%%

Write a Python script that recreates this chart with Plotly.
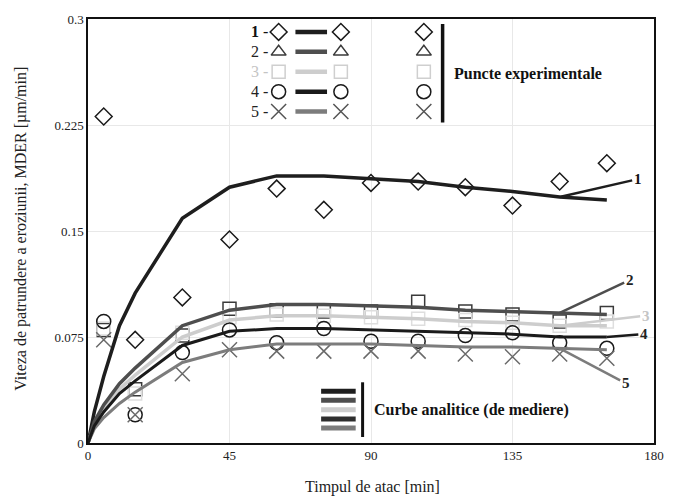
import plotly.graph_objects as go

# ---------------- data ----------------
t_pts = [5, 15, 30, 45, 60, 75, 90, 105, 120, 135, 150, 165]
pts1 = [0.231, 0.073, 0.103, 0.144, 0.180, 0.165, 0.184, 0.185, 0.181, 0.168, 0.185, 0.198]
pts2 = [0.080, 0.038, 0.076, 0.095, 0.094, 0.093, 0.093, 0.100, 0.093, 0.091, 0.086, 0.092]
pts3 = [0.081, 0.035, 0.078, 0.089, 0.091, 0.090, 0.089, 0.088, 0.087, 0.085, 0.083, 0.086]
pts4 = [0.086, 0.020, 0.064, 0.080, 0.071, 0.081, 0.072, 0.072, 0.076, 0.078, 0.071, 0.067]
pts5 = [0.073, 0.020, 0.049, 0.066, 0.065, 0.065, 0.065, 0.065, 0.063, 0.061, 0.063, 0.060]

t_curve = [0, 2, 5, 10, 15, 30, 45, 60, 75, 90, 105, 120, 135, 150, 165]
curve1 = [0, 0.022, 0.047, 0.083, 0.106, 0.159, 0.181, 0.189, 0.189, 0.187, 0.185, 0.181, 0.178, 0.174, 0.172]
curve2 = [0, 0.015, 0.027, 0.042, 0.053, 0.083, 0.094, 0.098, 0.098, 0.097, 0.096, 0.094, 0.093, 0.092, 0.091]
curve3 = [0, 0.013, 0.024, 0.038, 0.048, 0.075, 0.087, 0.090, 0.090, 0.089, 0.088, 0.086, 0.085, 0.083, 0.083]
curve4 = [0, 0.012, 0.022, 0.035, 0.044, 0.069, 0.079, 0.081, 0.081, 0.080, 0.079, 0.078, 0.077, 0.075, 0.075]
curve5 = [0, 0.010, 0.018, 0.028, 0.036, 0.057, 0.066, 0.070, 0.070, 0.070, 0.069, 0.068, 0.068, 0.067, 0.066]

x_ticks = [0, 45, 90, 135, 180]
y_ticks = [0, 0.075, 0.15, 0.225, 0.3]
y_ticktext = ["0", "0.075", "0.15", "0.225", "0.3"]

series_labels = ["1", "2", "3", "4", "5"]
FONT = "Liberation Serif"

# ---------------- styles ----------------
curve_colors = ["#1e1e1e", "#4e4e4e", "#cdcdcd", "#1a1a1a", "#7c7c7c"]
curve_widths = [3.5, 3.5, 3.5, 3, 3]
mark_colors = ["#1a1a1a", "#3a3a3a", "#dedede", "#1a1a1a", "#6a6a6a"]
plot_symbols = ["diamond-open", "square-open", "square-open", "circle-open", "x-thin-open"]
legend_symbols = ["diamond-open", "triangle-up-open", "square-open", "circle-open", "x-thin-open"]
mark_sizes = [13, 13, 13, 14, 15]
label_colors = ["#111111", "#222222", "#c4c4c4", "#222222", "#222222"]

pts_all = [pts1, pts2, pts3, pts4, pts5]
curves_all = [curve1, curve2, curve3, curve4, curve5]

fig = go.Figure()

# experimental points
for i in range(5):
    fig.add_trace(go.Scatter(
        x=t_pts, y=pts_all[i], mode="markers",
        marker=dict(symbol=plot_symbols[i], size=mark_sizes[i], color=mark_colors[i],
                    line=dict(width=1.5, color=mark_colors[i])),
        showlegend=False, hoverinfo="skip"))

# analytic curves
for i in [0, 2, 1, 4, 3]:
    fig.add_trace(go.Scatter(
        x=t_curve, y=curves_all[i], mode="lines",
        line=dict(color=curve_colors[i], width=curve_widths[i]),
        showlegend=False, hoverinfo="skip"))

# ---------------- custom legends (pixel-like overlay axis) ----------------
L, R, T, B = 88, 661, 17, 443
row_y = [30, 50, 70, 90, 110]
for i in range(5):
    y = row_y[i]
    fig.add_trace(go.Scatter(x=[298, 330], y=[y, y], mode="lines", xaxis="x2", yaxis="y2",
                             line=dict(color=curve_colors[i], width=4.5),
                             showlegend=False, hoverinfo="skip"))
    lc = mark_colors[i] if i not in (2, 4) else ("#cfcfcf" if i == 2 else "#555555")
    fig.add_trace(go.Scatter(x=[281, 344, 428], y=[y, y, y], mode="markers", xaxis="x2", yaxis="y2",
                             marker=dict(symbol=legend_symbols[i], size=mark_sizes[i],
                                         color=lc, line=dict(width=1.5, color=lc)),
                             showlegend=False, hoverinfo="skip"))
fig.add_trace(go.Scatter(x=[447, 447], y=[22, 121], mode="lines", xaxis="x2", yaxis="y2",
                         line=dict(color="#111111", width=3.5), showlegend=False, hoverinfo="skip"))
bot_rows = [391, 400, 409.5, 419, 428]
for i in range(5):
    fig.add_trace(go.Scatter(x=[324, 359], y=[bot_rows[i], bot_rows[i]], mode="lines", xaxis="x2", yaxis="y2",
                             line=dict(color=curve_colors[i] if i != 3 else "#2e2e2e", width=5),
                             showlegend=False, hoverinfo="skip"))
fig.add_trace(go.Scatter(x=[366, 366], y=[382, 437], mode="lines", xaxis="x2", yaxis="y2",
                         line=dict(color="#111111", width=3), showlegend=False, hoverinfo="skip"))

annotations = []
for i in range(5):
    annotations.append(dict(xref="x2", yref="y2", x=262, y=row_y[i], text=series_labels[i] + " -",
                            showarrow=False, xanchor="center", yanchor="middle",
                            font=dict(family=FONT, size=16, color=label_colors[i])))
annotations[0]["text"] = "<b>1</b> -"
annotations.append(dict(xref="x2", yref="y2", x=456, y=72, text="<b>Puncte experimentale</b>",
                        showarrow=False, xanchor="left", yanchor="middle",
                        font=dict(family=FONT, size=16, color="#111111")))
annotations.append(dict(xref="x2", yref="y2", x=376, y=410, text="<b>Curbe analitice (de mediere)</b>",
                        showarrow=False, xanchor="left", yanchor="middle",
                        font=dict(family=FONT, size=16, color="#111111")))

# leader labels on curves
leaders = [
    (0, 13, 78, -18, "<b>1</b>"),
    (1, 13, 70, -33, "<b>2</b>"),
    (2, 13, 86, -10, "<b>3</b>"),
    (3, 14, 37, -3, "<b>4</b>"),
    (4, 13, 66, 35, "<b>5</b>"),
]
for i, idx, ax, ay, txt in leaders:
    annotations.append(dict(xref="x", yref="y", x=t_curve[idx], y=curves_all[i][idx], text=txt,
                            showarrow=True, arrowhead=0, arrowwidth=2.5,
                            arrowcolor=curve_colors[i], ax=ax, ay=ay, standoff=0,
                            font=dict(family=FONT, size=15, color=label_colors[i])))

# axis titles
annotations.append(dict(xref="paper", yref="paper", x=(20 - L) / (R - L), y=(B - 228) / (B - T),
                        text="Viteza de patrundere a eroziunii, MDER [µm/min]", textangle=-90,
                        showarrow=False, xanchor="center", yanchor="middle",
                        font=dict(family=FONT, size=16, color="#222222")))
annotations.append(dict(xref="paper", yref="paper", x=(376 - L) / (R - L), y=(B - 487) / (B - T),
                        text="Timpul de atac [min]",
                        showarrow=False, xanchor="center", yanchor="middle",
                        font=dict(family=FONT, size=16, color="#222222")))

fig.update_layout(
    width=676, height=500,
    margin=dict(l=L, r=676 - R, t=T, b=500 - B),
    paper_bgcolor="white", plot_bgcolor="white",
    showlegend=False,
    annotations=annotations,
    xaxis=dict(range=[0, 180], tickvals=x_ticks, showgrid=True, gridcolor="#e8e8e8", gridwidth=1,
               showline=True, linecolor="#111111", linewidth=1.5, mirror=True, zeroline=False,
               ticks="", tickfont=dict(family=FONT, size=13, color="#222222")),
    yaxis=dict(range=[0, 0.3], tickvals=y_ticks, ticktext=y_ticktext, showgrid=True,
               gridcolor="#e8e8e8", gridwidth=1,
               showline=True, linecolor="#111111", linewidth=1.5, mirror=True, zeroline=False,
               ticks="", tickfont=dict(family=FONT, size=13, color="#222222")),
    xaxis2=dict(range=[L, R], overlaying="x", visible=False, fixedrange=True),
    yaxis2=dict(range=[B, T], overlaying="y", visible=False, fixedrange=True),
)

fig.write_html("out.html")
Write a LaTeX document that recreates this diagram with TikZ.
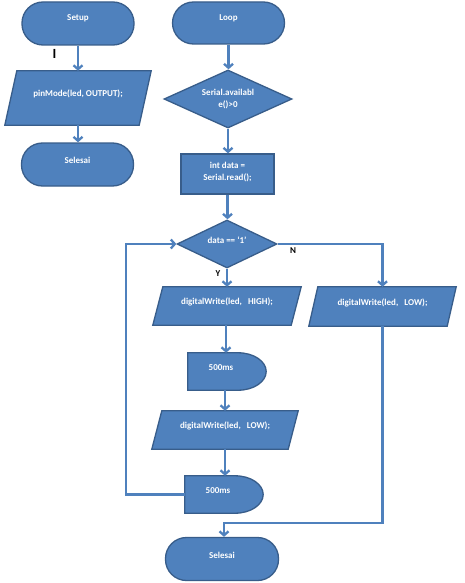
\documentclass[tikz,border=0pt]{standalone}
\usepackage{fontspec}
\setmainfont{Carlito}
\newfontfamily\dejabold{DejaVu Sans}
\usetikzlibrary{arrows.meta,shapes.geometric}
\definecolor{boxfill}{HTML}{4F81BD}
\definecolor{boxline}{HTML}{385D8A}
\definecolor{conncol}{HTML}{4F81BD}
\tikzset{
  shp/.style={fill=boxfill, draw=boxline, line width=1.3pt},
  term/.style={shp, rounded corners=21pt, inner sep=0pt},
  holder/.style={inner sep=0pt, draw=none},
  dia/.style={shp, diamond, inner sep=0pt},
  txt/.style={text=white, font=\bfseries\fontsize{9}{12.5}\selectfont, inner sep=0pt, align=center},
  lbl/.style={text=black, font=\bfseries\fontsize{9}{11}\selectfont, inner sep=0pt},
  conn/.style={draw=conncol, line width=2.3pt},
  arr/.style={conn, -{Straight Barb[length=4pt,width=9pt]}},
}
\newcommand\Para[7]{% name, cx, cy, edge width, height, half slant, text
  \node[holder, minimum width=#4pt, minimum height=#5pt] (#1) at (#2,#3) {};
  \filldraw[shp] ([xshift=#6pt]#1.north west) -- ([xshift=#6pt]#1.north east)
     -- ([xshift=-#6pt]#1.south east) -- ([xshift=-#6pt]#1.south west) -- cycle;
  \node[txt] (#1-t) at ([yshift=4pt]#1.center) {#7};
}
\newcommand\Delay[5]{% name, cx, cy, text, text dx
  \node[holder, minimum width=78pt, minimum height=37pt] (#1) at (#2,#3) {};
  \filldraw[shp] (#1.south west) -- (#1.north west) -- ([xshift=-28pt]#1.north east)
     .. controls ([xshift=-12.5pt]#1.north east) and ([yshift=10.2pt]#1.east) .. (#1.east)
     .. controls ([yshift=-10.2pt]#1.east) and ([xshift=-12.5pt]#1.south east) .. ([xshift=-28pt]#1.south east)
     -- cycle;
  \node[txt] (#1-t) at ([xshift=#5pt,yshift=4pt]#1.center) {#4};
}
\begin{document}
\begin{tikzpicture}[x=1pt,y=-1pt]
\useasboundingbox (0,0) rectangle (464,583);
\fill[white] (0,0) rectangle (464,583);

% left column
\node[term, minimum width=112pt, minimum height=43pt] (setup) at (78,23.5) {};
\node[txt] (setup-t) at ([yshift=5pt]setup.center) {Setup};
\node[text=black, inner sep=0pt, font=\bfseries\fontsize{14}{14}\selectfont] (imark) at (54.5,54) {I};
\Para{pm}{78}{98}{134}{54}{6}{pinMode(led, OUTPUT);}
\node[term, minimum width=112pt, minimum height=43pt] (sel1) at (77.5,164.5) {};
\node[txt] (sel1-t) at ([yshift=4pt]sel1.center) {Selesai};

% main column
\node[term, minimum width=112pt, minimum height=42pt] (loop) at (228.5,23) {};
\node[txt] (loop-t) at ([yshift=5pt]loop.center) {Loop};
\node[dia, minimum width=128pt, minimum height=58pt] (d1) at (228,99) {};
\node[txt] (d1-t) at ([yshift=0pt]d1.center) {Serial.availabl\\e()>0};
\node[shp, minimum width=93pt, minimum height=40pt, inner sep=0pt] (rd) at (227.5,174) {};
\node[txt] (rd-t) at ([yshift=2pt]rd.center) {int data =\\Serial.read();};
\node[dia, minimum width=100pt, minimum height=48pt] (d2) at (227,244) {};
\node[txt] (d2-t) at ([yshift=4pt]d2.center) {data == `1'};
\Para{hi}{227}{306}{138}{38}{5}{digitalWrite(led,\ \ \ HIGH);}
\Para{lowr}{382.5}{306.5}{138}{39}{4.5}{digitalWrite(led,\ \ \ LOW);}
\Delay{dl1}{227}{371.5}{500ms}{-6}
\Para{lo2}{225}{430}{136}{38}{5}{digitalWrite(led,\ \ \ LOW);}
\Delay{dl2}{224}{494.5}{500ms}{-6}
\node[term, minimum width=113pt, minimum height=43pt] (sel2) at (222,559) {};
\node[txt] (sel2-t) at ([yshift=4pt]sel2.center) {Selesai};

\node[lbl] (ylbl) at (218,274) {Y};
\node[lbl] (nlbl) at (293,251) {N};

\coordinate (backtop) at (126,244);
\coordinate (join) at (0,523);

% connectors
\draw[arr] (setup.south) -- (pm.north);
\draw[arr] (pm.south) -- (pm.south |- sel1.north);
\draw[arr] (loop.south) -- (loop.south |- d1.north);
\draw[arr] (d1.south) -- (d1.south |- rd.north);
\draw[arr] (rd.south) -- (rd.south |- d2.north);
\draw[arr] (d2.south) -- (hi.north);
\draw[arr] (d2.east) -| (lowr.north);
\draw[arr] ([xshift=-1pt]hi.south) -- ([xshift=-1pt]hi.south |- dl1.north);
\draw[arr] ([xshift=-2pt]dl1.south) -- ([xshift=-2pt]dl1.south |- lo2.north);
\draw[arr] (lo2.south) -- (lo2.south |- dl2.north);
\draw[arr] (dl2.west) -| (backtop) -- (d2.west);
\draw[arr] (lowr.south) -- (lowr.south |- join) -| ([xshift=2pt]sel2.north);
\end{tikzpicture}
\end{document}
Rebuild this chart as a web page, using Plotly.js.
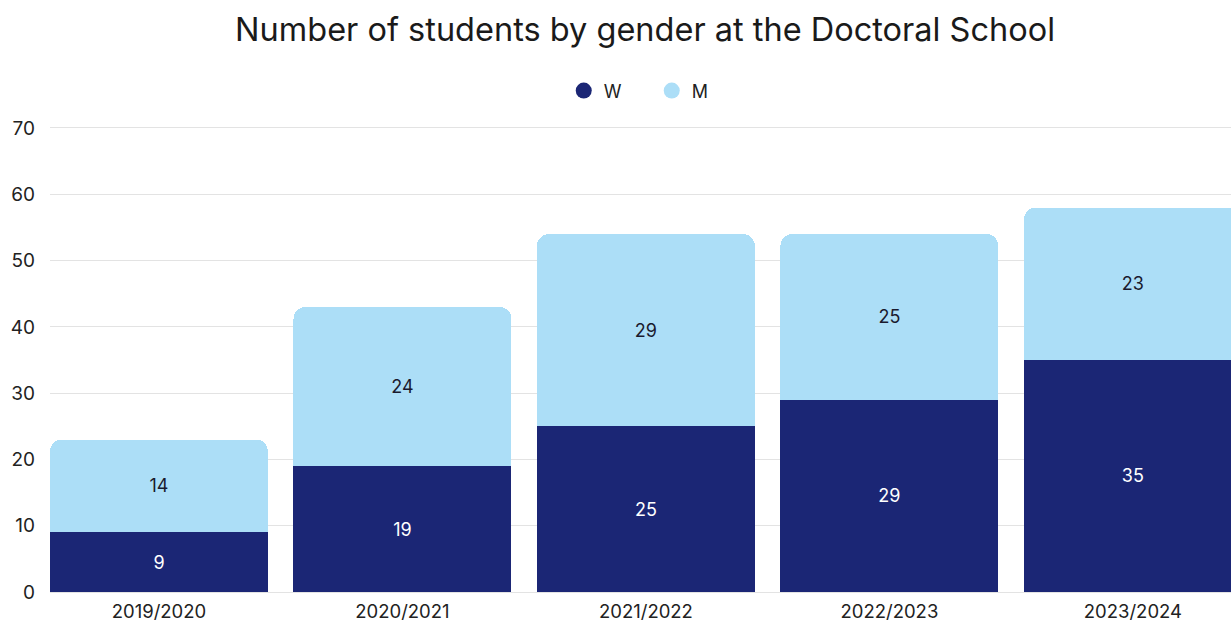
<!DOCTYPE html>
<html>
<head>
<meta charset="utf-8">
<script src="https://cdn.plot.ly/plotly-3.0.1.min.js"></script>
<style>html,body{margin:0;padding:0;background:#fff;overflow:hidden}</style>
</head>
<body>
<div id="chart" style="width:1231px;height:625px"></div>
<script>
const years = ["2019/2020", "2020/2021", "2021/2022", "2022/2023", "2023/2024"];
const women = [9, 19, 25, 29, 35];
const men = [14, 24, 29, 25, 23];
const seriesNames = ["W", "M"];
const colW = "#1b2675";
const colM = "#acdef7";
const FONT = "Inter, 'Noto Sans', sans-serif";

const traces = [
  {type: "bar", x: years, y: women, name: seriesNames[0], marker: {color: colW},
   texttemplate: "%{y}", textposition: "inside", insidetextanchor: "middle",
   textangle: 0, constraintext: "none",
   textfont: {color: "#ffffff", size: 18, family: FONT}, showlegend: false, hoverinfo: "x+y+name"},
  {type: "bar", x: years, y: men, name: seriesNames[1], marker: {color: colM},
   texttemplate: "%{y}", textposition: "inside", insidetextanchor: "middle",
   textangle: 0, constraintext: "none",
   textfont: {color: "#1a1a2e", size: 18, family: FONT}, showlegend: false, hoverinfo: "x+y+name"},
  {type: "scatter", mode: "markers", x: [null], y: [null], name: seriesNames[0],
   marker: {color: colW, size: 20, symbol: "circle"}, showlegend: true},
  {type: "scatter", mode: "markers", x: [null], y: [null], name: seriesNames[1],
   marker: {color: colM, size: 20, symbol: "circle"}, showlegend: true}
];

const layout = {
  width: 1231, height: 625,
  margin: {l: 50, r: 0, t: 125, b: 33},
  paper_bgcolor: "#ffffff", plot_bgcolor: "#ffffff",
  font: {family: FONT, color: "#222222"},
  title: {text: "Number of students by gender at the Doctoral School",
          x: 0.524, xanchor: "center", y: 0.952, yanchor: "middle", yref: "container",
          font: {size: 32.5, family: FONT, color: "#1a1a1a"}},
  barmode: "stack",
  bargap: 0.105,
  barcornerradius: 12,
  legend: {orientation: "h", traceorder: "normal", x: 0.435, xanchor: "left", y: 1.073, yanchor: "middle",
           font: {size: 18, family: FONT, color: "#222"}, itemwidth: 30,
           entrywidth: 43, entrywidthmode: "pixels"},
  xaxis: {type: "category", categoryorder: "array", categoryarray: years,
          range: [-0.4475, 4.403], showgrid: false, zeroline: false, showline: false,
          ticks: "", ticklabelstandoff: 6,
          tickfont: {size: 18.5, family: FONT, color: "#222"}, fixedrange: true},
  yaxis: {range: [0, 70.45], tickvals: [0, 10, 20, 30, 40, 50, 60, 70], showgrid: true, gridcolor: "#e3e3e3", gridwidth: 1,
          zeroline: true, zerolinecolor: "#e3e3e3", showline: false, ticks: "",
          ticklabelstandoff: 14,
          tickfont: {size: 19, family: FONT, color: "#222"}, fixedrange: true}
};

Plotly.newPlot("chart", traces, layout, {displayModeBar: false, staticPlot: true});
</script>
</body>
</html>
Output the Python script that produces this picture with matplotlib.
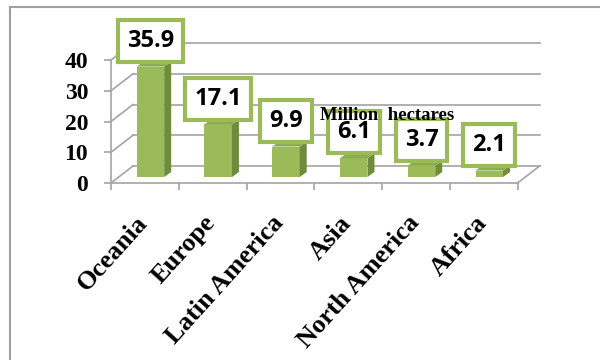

%%

WHAT YOU NEED TO DO – Begin at the first line of the data above and repeat each line exactly, stopping after the line containing "import plotly.graph_objects as go". Omit the pictures.

ANSWER TO THE PROBLEM –
Write a Python script that recreates this chart with Plotly.
import plotly.graph_objects as go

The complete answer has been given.